Moving Pictures Lab: Using Stop Motion and Time Lapse to think about Documentation and Narrative (iv)
In addition to a documentary approach, stop motion can also tell a story a bit more nuanced. With the Tar River Writing Project, I recently participated in a toy hack led by the indomitable Stephanie West-Pucket. For homework one day, we were to go home and find old toys to bring in the next day to fold, bend, mutilate, and repurpose. At home that evening, I looked around and didn’t see much to fit the bill. My son is 2 and still plays with everything we’ve ever bought him, and most of the toys I still have from childhood are quite dear to me. Toy Story hits a little close to home, if you catch my drift. Looking for some practical pursuit, I thought about my Kenner B@tman figure. He was scuffed and had been missing an arm since I was ten, but his cape was still on, and paired with a R0bin and B@tmobile, he was just too good to let go. Instead of taking him to class the next day and quartering him on the altar of hack, I decided to use whatever parts might be laying around from the other earnest hacking to try to restore him. As I worked, I chose to document the process using stop motion.

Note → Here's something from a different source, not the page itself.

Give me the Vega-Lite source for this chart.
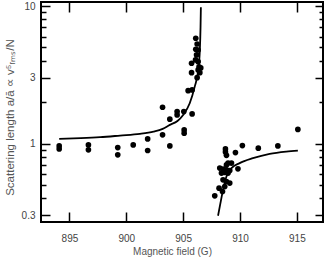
{
  "$schema": "https://vega.github.io/schema/vega-lite/v6.json",
  "width": 282,
  "height": 220,
  "autosize": {"type": "none"},
  "padding": {"left": 41, "top": 2, "right": 9, "bottom": 46},
  "background": "white",
  "config": {
    "view": {"stroke": "black", "strokeWidth": 2},
    "axis": {
      "domain": false,
      "grid": false,
      "labelFont": "Liberation Sans",
      "titleFont": "Liberation Sans",
      "labelFontSize": 10,
      "titleFontSize": 10,
      "labelColor": "#444",
      "titleColor": "#555",
      "titleFontWeight": "normal",
      "tickColor": "black",
      "tickWidth": 1.5
    }
  },
  "datasets": {
    "pts": [
      {"B": 894.10, "a": 0.962}, {"B": 894.10, "a": 0.915},
      {"B": 896.67, "a": 0.978}, {"B": 896.67, "a": 0.900},
      {"B": 899.25, "a": 0.935}, {"B": 899.25, "a": 0.828},
      {"B": 900.61, "a": 0.978},
      {"B": 901.88, "a": 1.081}, {"B": 901.88, "a": 0.890},
      {"B": 903.19, "a": 1.157}, {"B": 903.83, "a": 0.962},
      {"B": 903.19, "a": 1.838}, {"B": 903.83, "a": 1.504},
      {"B": 904.47, "a": 1.708}, {"B": 904.47, "a": 1.616},
      {"B": 905.06, "a": 1.708}, {"B": 905.79, "a": 1.643},
      {"B": 905.09, "a": 1.257}, {"B": 905.09, "a": 1.190},
      {"B": 905.44, "a": 2.426}, {"B": 905.79, "a": 2.455},
      {"B": 905.74, "a": 3.279}, {"B": 905.74, "a": 3.836},
      {"B": 906.11, "a": 5.83}, {"B": 906.23, "a": 5.30},
      {"B": 906.11, "a": 4.85}, {"B": 906.32, "a": 4.79},
      {"B": 906.18, "a": 4.41}, {"B": 906.09, "a": 4.06},
      {"B": 906.32, "a": 3.94}, {"B": 906.40, "a": 3.62},
      {"B": 906.32, "a": 3.43}, {"B": 906.47, "a": 3.279},
      {"B": 906.23, "a": 3.015}, {"B": 906.55, "a": 3.55},
      {"B": 908.72, "a": 0.915}, {"B": 908.72, "a": 0.870},
      {"B": 908.81, "a": 0.821}, {"B": 909.60, "a": 0.860},
      {"B": 908.95, "a": 0.721}, {"B": 909.25, "a": 0.721},
      {"B": 908.81, "a": 0.700}, {"B": 908.22, "a": 0.663},
      {"B": 908.51, "a": 0.652}, {"B": 908.81, "a": 0.644},
      {"B": 909.10, "a": 0.637}, {"B": 909.82, "a": 0.655},
      {"B": 908.37, "a": 0.610}, {"B": 908.66, "a": 0.616},
      {"B": 908.95, "a": 0.610}, {"B": 908.51, "a": 0.545},
      {"B": 908.81, "a": 0.530}, {"B": 909.10, "a": 0.516},
      {"B": 908.66, "a": 0.487}, {"B": 908.16, "a": 0.474},
      {"B": 908.46, "a": 0.448}, {"B": 907.78, "a": 0.417},
      {"B": 910.21, "a": 0.967}, {"B": 911.61, "a": 0.926},
      {"B": 913.33, "a": 0.962}, {"B": 915.09, "a": 1.268}
    ],
    "curve": [
      {"branch": "left", "B": 894.10, "a": 1.082},
      {"branch": "left", "B": 896.00, "a": 1.095},
      {"branch": "left", "B": 897.70, "a": 1.113},
      {"branch": "left", "B": 899.45, "a": 1.143},
      {"branch": "left", "B": 901.20, "a": 1.176},
      {"branch": "left", "B": 902.40, "a": 1.222},
      {"branch": "left", "B": 903.20, "a": 1.28},
      {"branch": "left", "B": 903.83, "a": 1.367},
      {"branch": "left", "B": 904.50, "a": 1.46},
      {"branch": "left", "B": 905.00, "a": 1.616},
      {"branch": "left", "B": 905.58, "a": 1.965},
      {"branch": "left", "B": 906.02, "a": 2.594},
      {"branch": "left", "B": 906.32, "a": 3.4},
      {"branch": "left", "B": 906.47, "a": 4.8},
      {"branch": "left", "B": 906.53, "a": 7.0},
      {"branch": "left", "B": 906.56, "a": 9.8},
      {"branch": "right", "B": 908.07, "a": 0.2985},
      {"branch": "right", "B": 908.28, "a": 0.369},
      {"branch": "right", "B": 908.51, "a": 0.461},
      {"branch": "right", "B": 908.81, "a": 0.576},
      {"branch": "right", "B": 909.25, "a": 0.663},
      {"branch": "right", "B": 909.97, "a": 0.721},
      {"branch": "right", "B": 911.14, "a": 0.783},
      {"branch": "right", "B": 912.61, "a": 0.842},
      {"branch": "right", "B": 914.07, "a": 0.875},
      {"branch": "right", "B": 915.09, "a": 0.890}
    ]
  },
  "layer": [
    {
      "data": {"name": "curve"},
      "mark": {"type": "line", "color": "black", "strokeWidth": 1.8, "interpolate": "monotone", "clip": true},
      "encoding": {
        "x": {
          "field": "B", "type": "quantitative",
          "scale": {"domain": [892.5, 917.3], "nice": false, "zero": false},
          "axis": {"orient": "top", "values": [895, 900, 905, 910, 915], "labels": false, "title": null, "tickSize": -10}
        },
        "y": {
          "field": "a", "type": "quantitative",
          "scale": {"type": "log", "domain": [0.269, 10.7], "nice": false},
          "axis": {
            "orient": "right",
            "values": [0.3, 0.4, 0.5, 0.6, 0.7, 0.8, 0.9, 1, 2, 3, 4, 5, 6, 7, 8, 9, 10],
            "labels": false, "title": null,
            "tickSize": {"condition": {"test": "indexof([0.3,1,3,10], datum.value) >= 0", "value": -8}, "value": -4}
          }
        },
        "detail": {"field": "branch"}
      }
    },
    {
      "data": {"name": "pts"},
      "mark": {"type": "circle", "color": "black", "size": 32, "opacity": 1},
      "encoding": {
        "x": {
          "field": "B", "type": "quantitative",
          "scale": {"domain": [892.5, 917.3], "nice": false, "zero": false},
          "axis": {
            "orient": "bottom", "values": [895, 900, 905, 910, 915], "tickSize": -10,
            "labelPadding": 21,
            "title": "Magnetic field (G)", "titleX": 131, "titleY": 29,
            "titleAlign": "center", "titleBaseline": "middle"
          }
        },
        "y": {
          "field": "a", "type": "quantitative",
          "scale": {"type": "log", "domain": [0.269, 10.7], "nice": false},
          "axis": {
            "orient": "left",
            "values": [0.3, 0.4, 0.5, 0.6, 0.7, 0.8, 0.9, 1, 2, 3, 4, 5, 6, 7, 8, 9, 10],
            "labelExpr": "indexof([0.3,1,3,10], datum.value) >= 0 ? format(datum.value, '~g') : ''",
            "tickSize": {"condition": {"test": "indexof([0.3,1,3,10], datum.value) >= 0", "value": -9}, "value": -5},
            "labelPadding": 15,
            "title": "Scattering length a/ā ∝ v⁵ᵣₘₛ/N",
            "titleFontSize": 11.5,
            "titleX": -31, "titleY": 115, "titleAngle": -90,
            "titleAlign": "center", "titleBaseline": "middle"
          }
        }
      }
    }
  ],
  "resolve": {"axis": {"x": "independent", "y": "independent"}}
}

The film above, which borrows from real events on that day, tells his story.
As with the shrinkray film, narrative sprung from what was available—a handful of toys, a landscape of parts and pieces, and the occasional human hand popping in to keep us grounded. Even though I think what I did was “tinkering” instead of “hacking”, the results were happy—B@tman has a killer silver arm (that falls off a lot), and through my goofy movie I started thinking about the spectrum-straddling but complimentary pursuits of narrative and documentary. When my students are looking for a kind of text that can get a point across, I’ll point them to a little easy filmmaking.